Tudo isso criou uma situação de insegurança muito grande no seio da população, até porque, pela primeira vez, teve-se notícia de que cartazes foram distribuídos com propaganda de R$50 mil de recompensa a quem fizesse justiça com as próprias mãos ou entregasse o assassino do Vereador, o que é uma afronta à democracia, às instituições e, maior ainda, à Justiça.

O Subprocurador Wagner Gonçalves relata com muita precisão essa onda de violência.

Não farei a leitura desse artigo, mas gostaria que constasse, na íntegra, de meu pronunciamento. Nele há a menção de a imprensa ter-se calado, de haver Deputados e Senadores também temerosos. Na verdade o são. Creio ter sido a única a ter feito referência a esses episódios nesta tribuna. Confesso, todavia, que, por ser humana, tenho medo da violência que, em alguns momentos, há em meu Estado. Contudo, jamais me poderia calar diante desses fatos, pois não haveria qualquer sentido esta minha cadeira de Senadora, se fosse para render-me à dura realidade que tenho de enfrentar em diversos momentos, mesmo os que nos deixam temerosos por nossas famílias e, até mesmo, pela nossa integridade física.

Graças a Deus, nunca sofri qualquer tipo de ameaça quanto a esse fato. Confesso que boa parte da população ficou muito apreensiva, pois, com o intuito de promover justiça com suas próprias mãos, muitas pessoas saíram às ruas a fazer caça aos assassinos, além de pegarem os parentes dos mesmos - ou qualquer pessoa ligada a eles - para matar, mutilar, seqüestrar. De fato, era uma situação extremamente perigosa.

Registro estes fatos, pois não poderia deixá-los passar em branco. Do meu ponto de vista, eles são muito importantes, haja vista ter sido feito por uma autoridade da República que conheceu essa realidade e produziu um relatório em que pedia providências ao Governo Federal e ao Ministro da Justiça.

Mas o Acre não é apenas o Estado do medo; é também o Estado da esperança. Gostaria, então, de falar um pouco das coisas boas que nós temos, para que não fique sempre esta imagem de que só conseguimos aparecer em episódios lamentáveis.

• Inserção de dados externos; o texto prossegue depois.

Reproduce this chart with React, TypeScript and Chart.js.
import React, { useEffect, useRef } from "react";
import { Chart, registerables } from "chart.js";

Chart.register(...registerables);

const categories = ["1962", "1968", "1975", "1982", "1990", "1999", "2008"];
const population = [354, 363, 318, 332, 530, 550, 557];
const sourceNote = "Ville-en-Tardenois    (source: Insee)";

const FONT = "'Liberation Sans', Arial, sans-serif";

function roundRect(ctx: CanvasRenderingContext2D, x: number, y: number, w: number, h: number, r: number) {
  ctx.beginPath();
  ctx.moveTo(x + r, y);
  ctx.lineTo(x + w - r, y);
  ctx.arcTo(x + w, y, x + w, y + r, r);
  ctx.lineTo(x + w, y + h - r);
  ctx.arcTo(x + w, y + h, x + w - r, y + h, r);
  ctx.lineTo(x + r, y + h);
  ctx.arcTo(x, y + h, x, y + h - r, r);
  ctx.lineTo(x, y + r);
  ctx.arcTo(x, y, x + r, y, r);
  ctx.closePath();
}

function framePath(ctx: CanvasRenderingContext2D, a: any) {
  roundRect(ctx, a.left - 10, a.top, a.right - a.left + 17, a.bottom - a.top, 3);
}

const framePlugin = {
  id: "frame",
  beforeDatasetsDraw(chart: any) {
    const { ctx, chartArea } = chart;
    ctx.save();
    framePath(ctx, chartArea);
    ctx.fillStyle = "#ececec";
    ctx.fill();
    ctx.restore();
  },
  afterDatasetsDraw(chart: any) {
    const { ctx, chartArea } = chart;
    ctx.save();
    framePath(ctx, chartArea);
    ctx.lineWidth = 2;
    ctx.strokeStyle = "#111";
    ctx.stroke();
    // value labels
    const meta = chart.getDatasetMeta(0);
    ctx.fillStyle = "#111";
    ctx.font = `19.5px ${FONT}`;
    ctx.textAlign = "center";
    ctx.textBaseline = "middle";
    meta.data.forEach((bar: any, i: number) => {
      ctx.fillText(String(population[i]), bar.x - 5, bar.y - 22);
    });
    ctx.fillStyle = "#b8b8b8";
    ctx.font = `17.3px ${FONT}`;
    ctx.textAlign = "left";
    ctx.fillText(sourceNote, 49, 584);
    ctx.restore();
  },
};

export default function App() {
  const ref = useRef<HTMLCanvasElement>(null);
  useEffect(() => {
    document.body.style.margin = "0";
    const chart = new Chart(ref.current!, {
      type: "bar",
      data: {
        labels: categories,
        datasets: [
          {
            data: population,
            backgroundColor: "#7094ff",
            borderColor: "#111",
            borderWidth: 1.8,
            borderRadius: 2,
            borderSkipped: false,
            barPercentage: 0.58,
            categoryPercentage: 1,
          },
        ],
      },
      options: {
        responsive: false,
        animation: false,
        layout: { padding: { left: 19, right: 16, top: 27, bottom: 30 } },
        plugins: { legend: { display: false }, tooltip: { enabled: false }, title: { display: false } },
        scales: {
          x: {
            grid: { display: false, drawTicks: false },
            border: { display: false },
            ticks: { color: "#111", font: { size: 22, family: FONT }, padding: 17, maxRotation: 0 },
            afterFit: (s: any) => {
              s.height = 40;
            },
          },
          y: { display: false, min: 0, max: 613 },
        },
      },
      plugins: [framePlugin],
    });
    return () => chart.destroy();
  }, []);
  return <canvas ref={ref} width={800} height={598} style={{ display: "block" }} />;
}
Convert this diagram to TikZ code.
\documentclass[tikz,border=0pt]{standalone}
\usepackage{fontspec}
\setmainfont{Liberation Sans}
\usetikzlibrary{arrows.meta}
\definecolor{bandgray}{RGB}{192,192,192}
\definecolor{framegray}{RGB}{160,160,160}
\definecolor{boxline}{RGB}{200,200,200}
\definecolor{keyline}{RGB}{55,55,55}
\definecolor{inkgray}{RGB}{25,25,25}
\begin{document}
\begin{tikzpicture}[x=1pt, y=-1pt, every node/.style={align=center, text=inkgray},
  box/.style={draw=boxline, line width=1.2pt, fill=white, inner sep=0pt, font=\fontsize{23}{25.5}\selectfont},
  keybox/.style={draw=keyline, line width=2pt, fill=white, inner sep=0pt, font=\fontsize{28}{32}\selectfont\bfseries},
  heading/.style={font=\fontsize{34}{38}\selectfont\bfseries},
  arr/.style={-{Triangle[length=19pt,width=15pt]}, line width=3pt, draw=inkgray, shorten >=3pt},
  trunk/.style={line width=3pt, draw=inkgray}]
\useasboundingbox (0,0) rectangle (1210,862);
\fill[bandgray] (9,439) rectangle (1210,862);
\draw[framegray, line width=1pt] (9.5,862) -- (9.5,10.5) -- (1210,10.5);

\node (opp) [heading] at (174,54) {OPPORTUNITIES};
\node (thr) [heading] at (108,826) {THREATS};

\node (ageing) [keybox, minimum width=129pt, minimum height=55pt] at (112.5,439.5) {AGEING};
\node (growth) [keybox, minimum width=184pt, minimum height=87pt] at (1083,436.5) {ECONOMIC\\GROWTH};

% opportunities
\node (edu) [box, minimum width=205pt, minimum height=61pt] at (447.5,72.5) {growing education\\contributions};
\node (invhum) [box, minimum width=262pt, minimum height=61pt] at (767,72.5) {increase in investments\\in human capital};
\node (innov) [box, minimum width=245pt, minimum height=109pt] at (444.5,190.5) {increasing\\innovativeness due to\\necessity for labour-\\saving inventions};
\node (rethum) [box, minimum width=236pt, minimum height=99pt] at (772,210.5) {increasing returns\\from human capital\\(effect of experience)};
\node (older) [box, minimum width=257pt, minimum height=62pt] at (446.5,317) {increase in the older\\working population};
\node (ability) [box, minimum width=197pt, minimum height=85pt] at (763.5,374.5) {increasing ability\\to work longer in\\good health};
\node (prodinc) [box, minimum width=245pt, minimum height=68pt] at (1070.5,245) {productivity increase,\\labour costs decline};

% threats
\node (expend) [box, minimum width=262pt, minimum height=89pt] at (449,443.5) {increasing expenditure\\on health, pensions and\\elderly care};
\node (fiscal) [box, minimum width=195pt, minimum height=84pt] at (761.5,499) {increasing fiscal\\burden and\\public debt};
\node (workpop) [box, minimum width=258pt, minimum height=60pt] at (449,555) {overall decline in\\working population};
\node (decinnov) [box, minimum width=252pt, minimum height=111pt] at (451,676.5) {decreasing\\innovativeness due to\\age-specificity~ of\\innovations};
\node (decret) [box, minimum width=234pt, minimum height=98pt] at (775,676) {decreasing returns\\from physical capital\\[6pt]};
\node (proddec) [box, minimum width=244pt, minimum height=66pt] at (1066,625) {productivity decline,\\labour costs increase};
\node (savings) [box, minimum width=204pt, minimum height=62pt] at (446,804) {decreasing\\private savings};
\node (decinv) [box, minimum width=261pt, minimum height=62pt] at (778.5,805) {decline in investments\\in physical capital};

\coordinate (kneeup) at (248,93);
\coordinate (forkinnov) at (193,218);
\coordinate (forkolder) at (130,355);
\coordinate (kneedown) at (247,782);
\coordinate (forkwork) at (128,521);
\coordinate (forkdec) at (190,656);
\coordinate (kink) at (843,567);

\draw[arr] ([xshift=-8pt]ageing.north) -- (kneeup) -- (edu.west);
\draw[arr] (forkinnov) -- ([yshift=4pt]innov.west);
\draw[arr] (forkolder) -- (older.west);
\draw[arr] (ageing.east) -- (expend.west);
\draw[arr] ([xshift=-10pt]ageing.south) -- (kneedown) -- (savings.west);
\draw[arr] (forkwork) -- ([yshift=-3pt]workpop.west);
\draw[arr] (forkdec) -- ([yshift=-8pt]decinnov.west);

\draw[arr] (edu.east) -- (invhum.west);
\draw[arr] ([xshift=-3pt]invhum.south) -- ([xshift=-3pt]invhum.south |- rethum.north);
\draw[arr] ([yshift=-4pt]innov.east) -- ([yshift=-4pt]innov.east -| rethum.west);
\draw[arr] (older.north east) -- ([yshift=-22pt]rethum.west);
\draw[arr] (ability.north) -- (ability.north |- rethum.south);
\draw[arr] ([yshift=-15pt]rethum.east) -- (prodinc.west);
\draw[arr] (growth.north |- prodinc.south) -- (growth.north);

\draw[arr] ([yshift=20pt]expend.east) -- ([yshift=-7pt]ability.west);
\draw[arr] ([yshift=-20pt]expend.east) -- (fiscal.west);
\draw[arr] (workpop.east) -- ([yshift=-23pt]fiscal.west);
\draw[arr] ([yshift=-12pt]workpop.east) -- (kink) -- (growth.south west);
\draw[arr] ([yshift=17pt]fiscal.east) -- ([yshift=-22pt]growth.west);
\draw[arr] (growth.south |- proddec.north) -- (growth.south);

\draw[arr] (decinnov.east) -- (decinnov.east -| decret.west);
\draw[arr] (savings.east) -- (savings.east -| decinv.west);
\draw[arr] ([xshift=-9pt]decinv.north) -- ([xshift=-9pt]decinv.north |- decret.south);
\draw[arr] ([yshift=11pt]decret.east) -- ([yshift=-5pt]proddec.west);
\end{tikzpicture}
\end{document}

Temos uma população que é batalhadora, que conseguiu aquele território a duras penas. Os nordestinos, os cearenses que ali chegaram, conseguiram esse território da Bolívia. Inclusive, ocupa a Presidência desta Casa no momento em que falo a Senadora Emilia Fernandes, que é do Rio Grande do Sul, e foi um riograndense, Plácido de Castro, quem nos ajudou no processo de anexação das terras acreanas ao Brasil.

Em que pese esta historicidade bélica no nosso processo de conquista, somos um povo pacífico, que trabalha, que viveu durante muito tempo do extrativismo. A Amazônia já contribuiu com 40% das exportações do Brasil no período do crescimento da economia extrativista da borracha, e, lamentavelmente, essas riquezas não ficaram na Amazônia.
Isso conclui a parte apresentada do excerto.